Time. The loveliness of Friday night. The beauty of tomollows.
This weekend, she didn’t come on Friday night or Saturday night, instead coming late this afternoon. While she was putting her puzzle together, she remarked that she had missed swimming, so could we go tomollow? “No, honey, tomorrow’s school,” I told her. You mean tomollow’s not the first tomollow? “No, sweetie, it’s not.”
So it really hit me – this being my birthday week and all — that from a lifespan point of view, I am probably staring the third tomollow in the face. And for those of you who are younger than me (and that seems to be about 90% of the people I know), this is a very weird feeling.
I haven’t felt like that kid sitting in the inner tube for a long time.

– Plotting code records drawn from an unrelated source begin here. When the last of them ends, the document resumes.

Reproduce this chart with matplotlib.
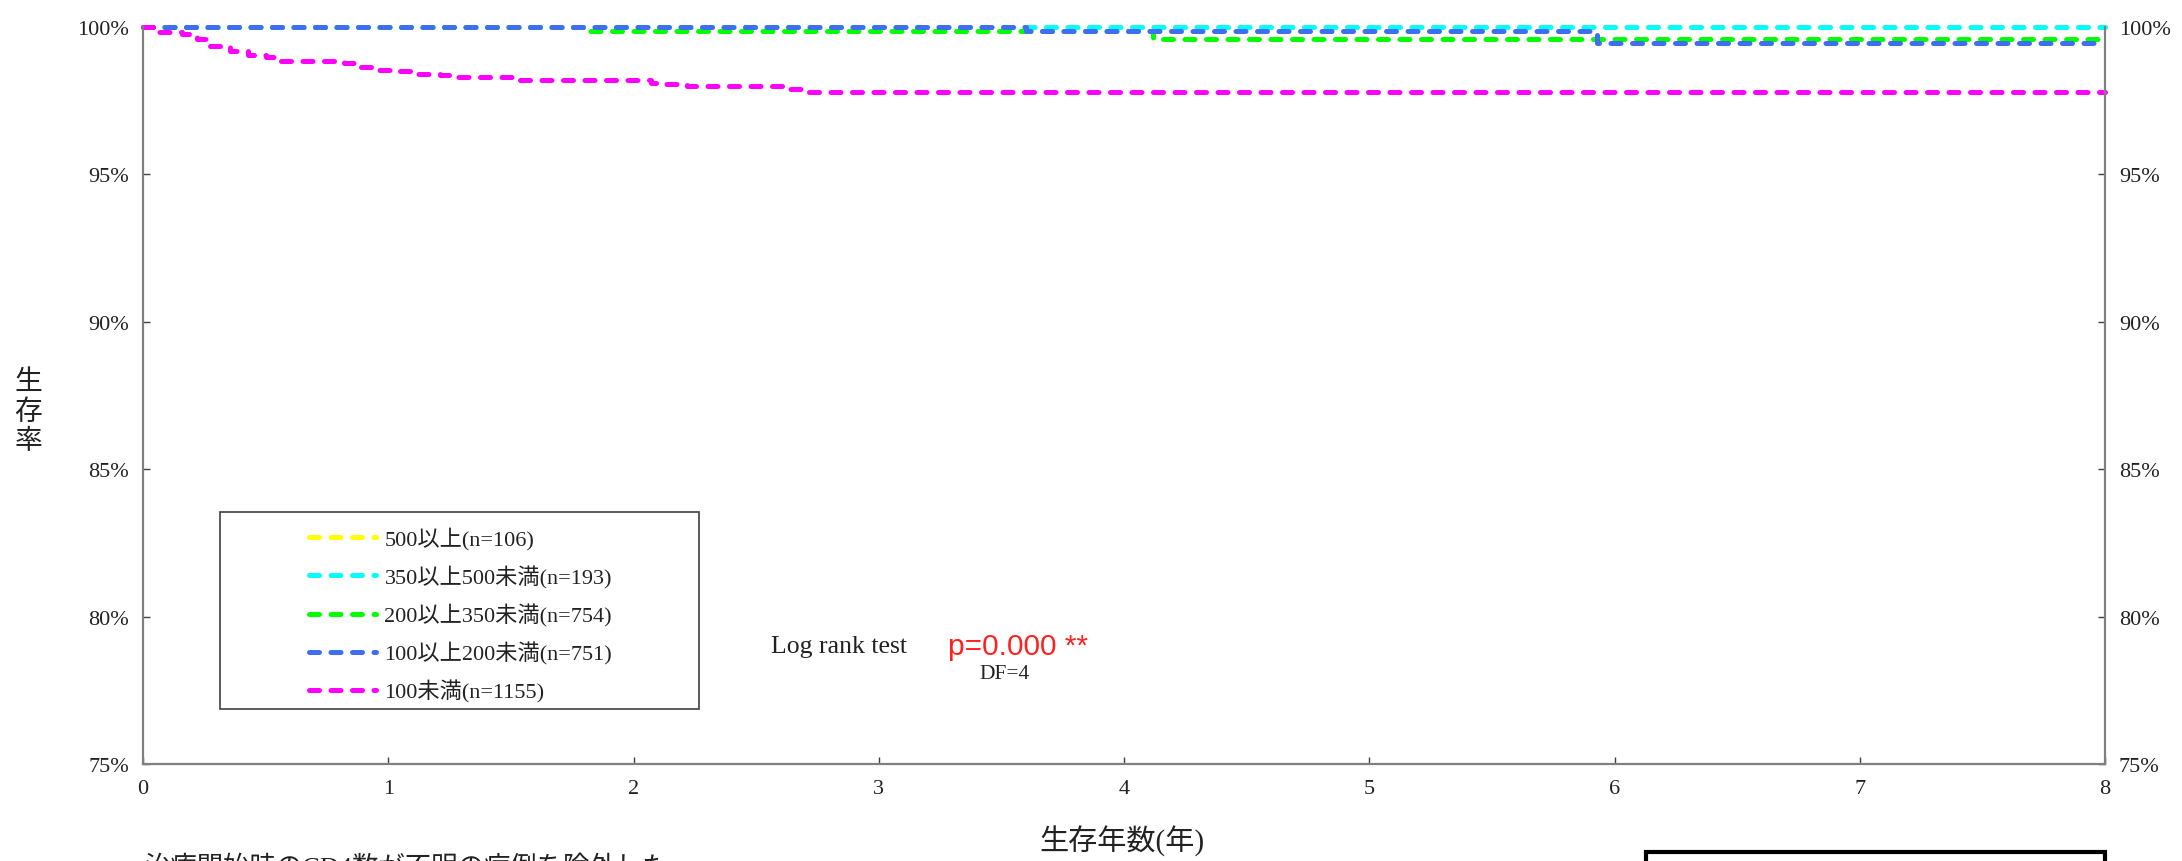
import matplotlib
matplotlib.use('Agg')
import matplotlib.pyplot as plt
from matplotlib.lines import Line2D
from matplotlib.patches import Rectangle

plt.rcParams['font.family'] = ['Liberation Serif', 'Noto Sans CJK JP']

# Kaplan-Meier step data, survival in percent
labels = ['500以上(n=106)', '350以上500未満(n=193)', '200以上350未満(n=754)',
          '100以上200未満(n=751)', '100未満(n=1155)']
colors = ['#FFFF00', '#00FFFF', '#00FF00', '#3F6FF0', '#FF00FF']

t_500 = [0, 8]
s_500 = [100, 100]
t_350 = [0, 8]
s_350 = [100, 100]
t_200 = [0, 1.80, 4.12, 8]
s_200 = [100, 99.87, 99.60, 99.60]
t_100 = [0, 3.60, 5.93, 8]
s_100 = [100, 99.87, 99.47, 99.47]
t_low = [0, 0.05, 0.16, 0.22, 0.26, 0.355, 0.43, 0.50, 0.54, 0.82, 0.885,
         0.96, 1.03, 1.10, 1.21, 1.26, 1.52, 2.07, 2.13, 2.22, 2.63, 2.69, 8]
s_low = [100, 99.83, 99.77, 99.60, 99.34, 99.18, 99.06, 98.97, 98.86, 98.78,
         98.63, 98.54, 98.50, 98.42, 98.36, 98.31, 98.20, 98.10, 98.06, 97.99,
         97.89, 97.80, 97.80]

xticks = list(range(0, 9))
yticks = [75, 80, 85, 90, 95, 100]

W, H = 2182, 862
fig = plt.figure(figsize=(W / 100, H / 100), dpi=100)
ax = fig.add_axes([143 / W, 1 - 765 / H, (2105 - 143) / W, (765 - 28) / H])

dash = dict(lw=3.6, linestyle=(0, (2.0, 2.3)), dash_capstyle='round',
            solid_capstyle='round', clip_on=False)
series = [(t_500, s_500), (t_350, s_350), (t_200, s_200), (t_100, s_100),
          (t_low, s_low)]
for (t, s), c in zip(series, colors):
    ax.step(t, s, where='post', color=c, **dash)

ax.set_xlim(0, 8)
ax.set_ylim(75, 100)
ax.set_xticks(xticks)
ax.set_xticklabels([str(v) for v in xticks])
ax.set_yticks(yticks)
ax.set_yticklabels([f'{v}%' for v in yticks])
ax.spines['top'].set_visible(False)
for side in ['left', 'right', 'bottom']:
    ax.spines[side].set_color('#808080')
    ax.spines[side].set_linewidth(1.6)
ax.tick_params(axis='both', direction='in', length=5, width=1,
               color='#404040', labelcolor='#222222', labelsize=16)
ax.tick_params(axis='y', which='both', left=True, right=True,
               labelleft=True, labelright=True, pad=10)
ax.tick_params(axis='x', pad=11)

# axis titles
fig.text(1122 / W, 1 - 841 / H, '生存年数(年)', ha='center', va='center',
         fontsize=21, color='#222222')
fig.text(28 / W, 1 - 413 / H, '生\n存\n率', ha='center', va='center',
         fontsize=20, color='#222222', linespacing=1.2)

# legend: frameless legend inside a drawn box
handles = [Line2D([0], [0], color=c, lw=3.6, linestyle=(0, (2.0, 2.3)),
                  dash_capstyle='round') for c in colors]
fig.patches.append(Rectangle((220 / W, 1 - 710 / H), (699 - 220) / W,
                             (710 - 513) / H, transform=fig.transFigure,
                             fill=False, edgecolor='#404040', lw=1.2))
leg = fig.legend(handles, labels, loc='upper left',
                 bbox_to_anchor=(300 / W, 1 - 519 / H), frameon=False,
                 fontsize=16, handlelength=3.0, handletextpad=0.4,
                 labelspacing=0.68, borderaxespad=0, labelcolor='#222222')

# log-rank test annotation
fig.text(839 / W, 1 - 647 / H, 'Log rank test', ha='center', va='center',
         fontsize=18.5, color='#222222')
fig.text(948 / W, 1 - 647 / H, 'p=0.000 **', ha='left', va='center',
         fontsize=21.5, color='#FF2020', family=['Liberation Sans'])
fig.text(1005 / W, 1 - 675 / H, 'DF=4', ha='center', va='center',
         fontsize=15.5, color='#222222')

# footnote and box running off the bottom edge
fig.text(145 / W, 1 - 855 / H, '治療開始時のCD4数が不明の症例を除外した',
         ha='left', va='top', fontsize=19, color='#222222')
fig.patches.append(Rectangle((1646 / W, -0.05), (2105 - 1646) / W,
                             0.05 + 9 / H, transform=fig.transFigure,
                             fill=False, edgecolor='black', lw=3))

fig.savefig('out.png', dpi=100, facecolor='white')
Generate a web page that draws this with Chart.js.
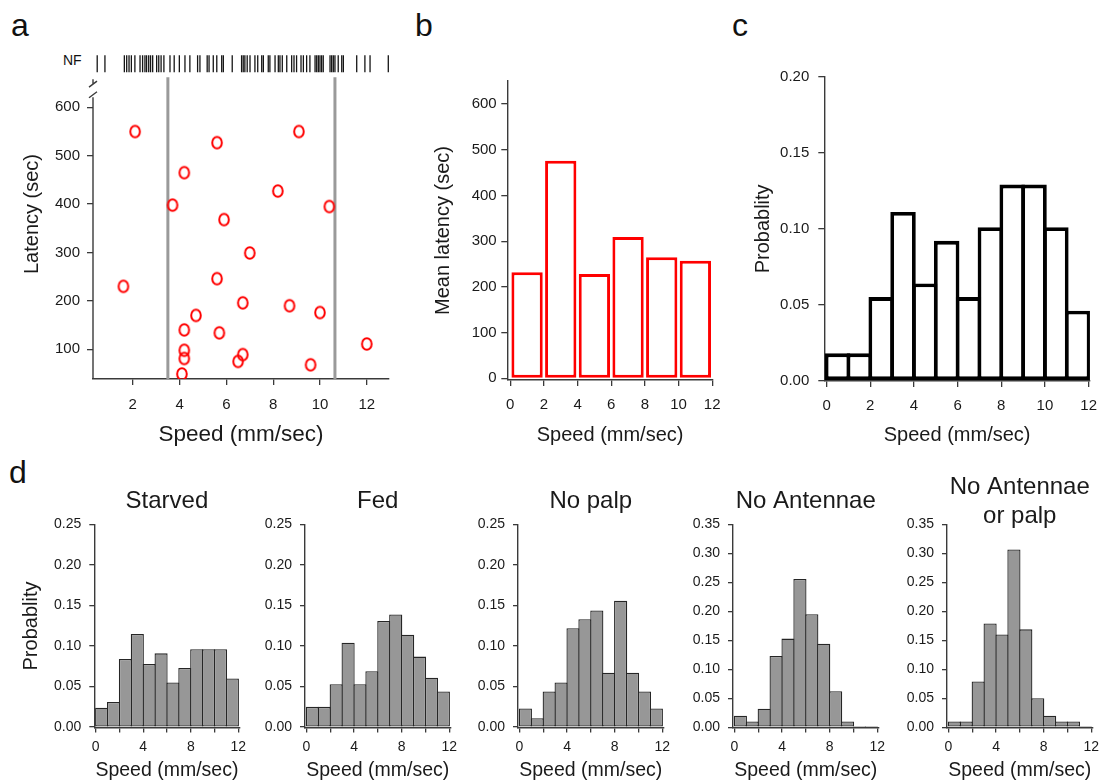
<!DOCTYPE html>
<html>
<head>
<meta charset="utf-8">
<script src="https://cdn.jsdelivr.net/npm/chart.js@4.4.1/dist/chart.umd.min.js"></script>
<style>
  body { margin: 0; background: #fff; }
  #fig { position: relative; width: 1107px; height: 782px; overflow: hidden;
         font-family: 'Liberation Sans', Arial, sans-serif; color: #111; }
  #fig canvas { position: absolute; }
  .lbl { position: absolute; font-size: 32px; line-height: 1; }
  .nf { position: absolute; font-size: 14px; line-height: 1; }
</style>
</head>
<body>
<div id="fig">
  <div class="lbl" style="left:11px;top:9px">a</div>
  <div class="lbl" style="left:415px;top:9px">b</div>
  <div class="lbl" style="left:732px;top:9px">c</div>
  <div class="lbl" style="left:9px;top:456px">d</div>
  <div class="nf" style="left:63px;top:53px">NF</div>
  <canvas id="cA" width="400" height="450" style="left:0;top:0"></canvas>
  <canvas id="cB" width="330" height="450" style="left:400px;top:0"></canvas>
  <canvas id="cC" width="377" height="450" style="left:730px;top:0"></canvas>
  <canvas id="d0" width="252" height="312" style="left:0;top:470px"></canvas>
  <canvas id="d1" width="252" height="312" style="left:211px;top:470px"></canvas>
  <canvas id="d2" width="252" height="312" style="left:424px;top:470px"></canvas>
  <canvas id="d3" width="252" height="312" style="left:639px;top:470px"></canvas>
  <canvas id="d4" width="252" height="312" style="left:853px;top:470px"></canvas>
</div>
<script>
// ---- data ----
// panel a: individual flies (speed vs latency)
const speedA   = [2.1, 1.6, 5.6, 4.2, 3.7, 5.9, 7.0, 5.6, 6.7, 4.7, 4.2, 5.7, 4.2, 4.2, 4.1, 6.5, 6.7, 8.2, 9.1, 10.4, 8.7, 10.0, 12.0, 9.6];
const latencyA = [550, 230, 527, 465, 398, 368, 299, 246, 196, 170, 140, 134, 98, 81, 49, 75, 89, 427, 550, 395, 190, 176, 111, 68];
const boundsA  = [3.5, 10.64];
// flies that never fed (NF): speeds only
const nfSpeeds = [0.48, 0.81, 1.64, 1.74, 1.84, 1.94, 2.09, 2.31, 2.42, 2.52, 2.59, 2.68, 2.76, 2.85,
  3.02, 3.11, 3.21, 3.33, 3.59, 3.77, 3.99, 4.23, 4.44, 4.77, 4.87, 5.18, 5.26, 5.44, 5.59, 5.80, 5.87,
  6.25, 6.65, 6.72, 6.79, 6.89, 7.01, 7.22, 7.34, 7.51, 7.58, 7.79, 7.86, 8.08, 8.22, 8.29, 8.39, 8.58,
  8.79, 8.89, 9.00, 9.19, 9.29, 9.43, 9.57, 9.79, 9.86, 9.93, 10.00, 10.07, 10.14, 10.43, 10.50, 10.57,
  10.64, 10.78, 10.93, 11.00, 11.57, 11.92, 12.14, 12.92];
const nfRow = 690;
const ticksAX = [2, 4, 6, 8, 10, 12];
const ticksAY = [100, 200, 300, 400, 500, 600];

// panel b: mean latency per 2 mm/sec bin
const binsB = [1, 3, 5, 7, 9, 11];
const meanLatencyB = [232, 476, 228, 309, 265, 257];
const ticksBX = [0, 2, 4, 6, 8, 10, 12];
const ticksBY = [0, 100, 200, 300, 400, 500, 600];

// panel c: speed histogram, 1 mm/sec bins
const bins1 = [0.5, 1.5, 2.5, 3.5, 4.5, 5.5, 6.5, 7.5, 8.5, 9.5, 10.5, 11.5];
const probC = [0.018, 0.018, 0.055, 0.111, 0.064, 0.092, 0.055, 0.101, 0.129, 0.129, 0.101, 0.046];
const ticksCY = [0, 0.05, 0.10, 0.15, 0.20];

// panel d: conditions
const starved   = [0.024, 0.031, 0.084, 0.115, 0.078, 0.091, 0.055, 0.073, 0.096, 0.096, 0.096, 0.060];
const fed       = [0.025, 0.025, 0.053, 0.104, 0.053, 0.069, 0.131, 0.139, 0.114, 0.087, 0.061, 0.044];
const noPalp    = [0.023, 0.011, 0.044, 0.055, 0.122, 0.133, 0.144, 0.067, 0.156, 0.067, 0.044, 0.023];
const noAnt     = [0.020, 0.010, 0.032, 0.123, 0.153, 0.256, 0.195, 0.144, 0.062, 0.010, 0.002, 0.002];
const noAntPalp = [0.010, 0.010, 0.079, 0.179, 0.160, 0.307, 0.169, 0.050, 0.020, 0.010, 0.010, 0.002];
const ticksDX = [0, 2, 4, 6, 8, 10, 12];
const labelsDX = [0, 4, 8, 12];
const ticksD25 = [0, 0.05, 0.10, 0.15, 0.20, 0.25];
const ticksD35 = [0, 0.05, 0.10, 0.15, 0.20, 0.25, 0.30, 0.35];

// ---- style ----
const AXIS = '#3a3a3a';
const TXT = '#1a1a1a';
Chart.defaults.font.family = "'Liberation Sans', Arial, sans-serif";
Chart.defaults.color = TXT;

function axis(o) {
  return {
    type: 'linear', position: o.pos, min: o.min, max: o.max, offset: false,
    afterBuildTicks: s => { s.ticks = o.ticks.map(v => ({ value: v })); },
    afterFit: s => { if (o.pos === 'left') s.width = o.size; else s.height = o.size; },
    grid: { offset: false, drawOnChartArea: false, drawTicks: true, tickLength: o.tl, color: AXIS, lineWidth: 1.3 },
    border: { display: o.border !== false, color: AXIS, width: 1.4 },
    ticks: { padding: o.pad, font: { size: o.fs }, color: TXT, autoSkip: false, maxRotation: 0,
             callback: o.fmt || (v => v) },
    title: o.title ? { display: true, text: o.title, color: TXT, font: { size: o.tfs }, padding: o.tpad }
                   : { display: false }
  };
}

function base(pad) {
  return {
    responsive: false, animation: false, events: [],
    layout: { autoPadding: false, padding: pad },
    plugins: { legend: { display: false }, tooltip: { enabled: false } }
  };
}

// ---- panel a ----
function ring() {
  const c = document.createElement('canvas');
  c.width = 16; c.height = 18;
  const g = c.getContext('2d');
  g.strokeStyle = '#ff0000'; g.lineWidth = 2;
  g.beginPath(); g.ellipse(8, 9, 4.8, 5.8, 0, 0, Math.PI * 2); g.stroke();
  return c;
}

const yMinA = 38.6, yTopA = 662, axisTopA = 621;
const breakA = [648, 626];

const brokenAxis = {
  id: 'brokenAxis',
  afterDraw(chart) {
    const { ctx, chartArea, scales: { y } } = chart;
    const x = chartArea.left;
    ctx.save();
    ctx.strokeStyle = AXIS; ctx.lineWidth = 1.4;
    ctx.beginPath();
    ctx.moveTo(x, y.getPixelForValue(axisTopA)); ctx.lineTo(x, chartArea.bottom);
    ctx.moveTo(x, y.getPixelForValue(658)); ctx.lineTo(x, y.getPixelForValue(breakA[0]));
    breakA.forEach(v => {
      const p = y.getPixelForValue(v);
      ctx.moveTo(x - 4, p + 3); ctx.lineTo(x + 4, p - 3);
    });
    ctx.stroke();
    ctx.restore();
  }
};

const optA = base({ left: 0, top: 49, right: 11, bottom: 0 });
optA.scales = {
  x: axis({ pos: 'bottom', min: 0.3, max: 12.95, ticks: ticksAX, size: 71, tl: 6, pad: 10.5, fs: 15,
            title: 'Speed (mm/sec)', tfs: 22.5, tpad: { top: 0, bottom: 1.5 } }),
  y: axis({ pos: 'left', min: yMinA, max: 720.5, ticks: ticksAY, size: 93, tl: 6, pad: 7, fs: 15, border: false,
            title: 'Latency (sec)', tfs: 20, tpad: { top: 20, bottom: 0 } })
};
new Chart(document.getElementById('cA'), {
  type: 'scatter',
  data: {
    datasets: [
      { data: speedA.map((x, i) => ({ x, y: latencyA[i] })), pointStyle: ring(), pointRadius: 6 },
      { data: nfSpeeds.map(x => ({ x, y: nfRow })), pointStyle: 'line', rotation: 90, pointRadius: 8.5,
        borderColor: '#151515', borderWidth: 1.3 },
      ...boundsA.map(b => ({ type: 'line', data: [{ x: b, y: yMinA }, { x: b, y: yTopA }],
        borderColor: '#9a9a9a', borderWidth: 3, pointRadius: 0 }))
    ]
  },
  options: optA,
  plugins: [brokenAxis]
});

// ---- panel b ----
const optB = base({ left: 0, top: 81, right: 13.3, bottom: 0 });
optB.scales = {
  x: axis({ pos: 'bottom', min: -0.175, max: 12.04, ticks: ticksBX, size: 70, tl: 6, pad: 9.4, fs: 15,
            title: 'Speed (mm/sec)', tfs: 20, tpad: { top: 0, bottom: 3 } }),
  y: axis({ pos: 'left', min: -3.7, max: 650.3, ticks: ticksBY, size: 107.3, tl: 6, pad: 4.6, fs: 15,
            title: 'Mean latency (sec)', tfs: 20, tpad: { top: 31, bottom: 0 } })
};
new Chart(document.getElementById('cB'), {
  type: 'bar',
  data: {
    datasets: [{
      data: binsB.map((x, i) => ({ x, y: meanLatencyB[i] })),
      backgroundColor: '#ffffff', borderColor: '#ff0000', borderWidth: 3, borderSkipped: false,
      barPercentage: 0.93, categoryPercentage: 1
    }]
  },
  options: optB
});

// ---- panel c ----
const optC = base({ left: 0, top: 76.7, right: 6.3, bottom: 0 });
optC.scales = {
  x: axis({ pos: 'bottom', min: -0.106, max: 12.06, ticks: ticksBX, size: 69, tl: 6, pad: 10, fs: 15,
            title: 'Speed (mm/sec)', tfs: 20, tpad: { top: 0, bottom: 3 } }),
  y: axis({ pos: 'left', min: -0.0002, max: 0.2, ticks: ticksCY, size: 94.3, tl: 6, pad: 9, fs: 15,
            fmt: v => v.toFixed(2), title: 'Probablity', tfs: 20, tpad: { top: 21.3, bottom: 0 } })
};
new Chart(document.getElementById('cC'), {
  type: 'bar',
  data: {
    datasets: [{
      data: bins1.map((x, i) => ({ x, y: probC[i] })),
      backgroundColor: '#ffffff', borderColor: '#000000', borderWidth: 3.8, borderSkipped: false,
      barPercentage: 1.167, categoryPercentage: 1
    }]
  },
  options: optC
});

// ---- panel d ----
function hist(id, title, probs, yMax, ticksY, yTitle) {
  const twoLines = Array.isArray(title);
  const opt = base({ left: 0, top: 0, right: 6, bottom: 0 });
  opt.plugins.title = {
    display: true, text: title, fullSize: false, color: TXT,
    font: { size: 24, weight: 'normal', lineHeight: 1.2 },
    padding: twoLines ? { top: 3, bottom: -6.1 } : { top: 16.6, bottom: 9.1 }
  };
  opt.scales = {
    x: axis({ pos: 'bottom', min: -0.12, max: 12.1, ticks: ticksDX, size: 54.5, tl: 5, pad: 5.8, fs: 14,
              fmt: v => (labelsDX.includes(v) ? v : ''),
              title: 'Speed (mm/sec)', tfs: 19.5, tpad: { top: 0, bottom: 0 } }),
    y: axis({ pos: 'left', min: -0.0005, max: yMax, ticks: ticksY, size: id === 'd0' ? 94.3 : 94, tl: 5, pad: 8, fs: 14,
              fmt: v => v.toFixed(2),
              title: yTitle, tfs: 20, tpad: { top: 19.7, bottom: 0 } })
  };
  new Chart(document.getElementById(id), {
    type: 'bar',
    data: {
      datasets: [{
        data: bins1.map((x, i) => ({ x, y: probs[i] })),
        backgroundColor: '#979797', borderColor: '#262626', borderWidth: 1.3, borderSkipped: false,
        barPercentage: 1.105, categoryPercentage: 1
      }]
    },
    options: opt
  });
}

hist('d0', 'Starved', starved, 0.25, ticksD25, 'Probablity');
hist('d1', 'Fed', fed, 0.25, ticksD25, null);
hist('d2', 'No palp', noPalp, 0.25, ticksD25, null);
hist('d3', 'No Antennae', noAnt, 0.35, ticksD35, null);
hist('d4', ['No Antennae', 'or palp'], noAntPalp, 0.35, ticksD35, null);
</script>
</body>
</html>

She’s not even thinking about tomollows. What an incredible, lovely thing to have – mindlessness about how much time you’ll be alive.
To me, time has become a finite thing.
It’s not like I’ve got a terminal illness but unless I move to Russia and start eating yogurt all day long, I’m not going to be one of those people who live to be 114.
The meter is definitely running and I need to get used to it.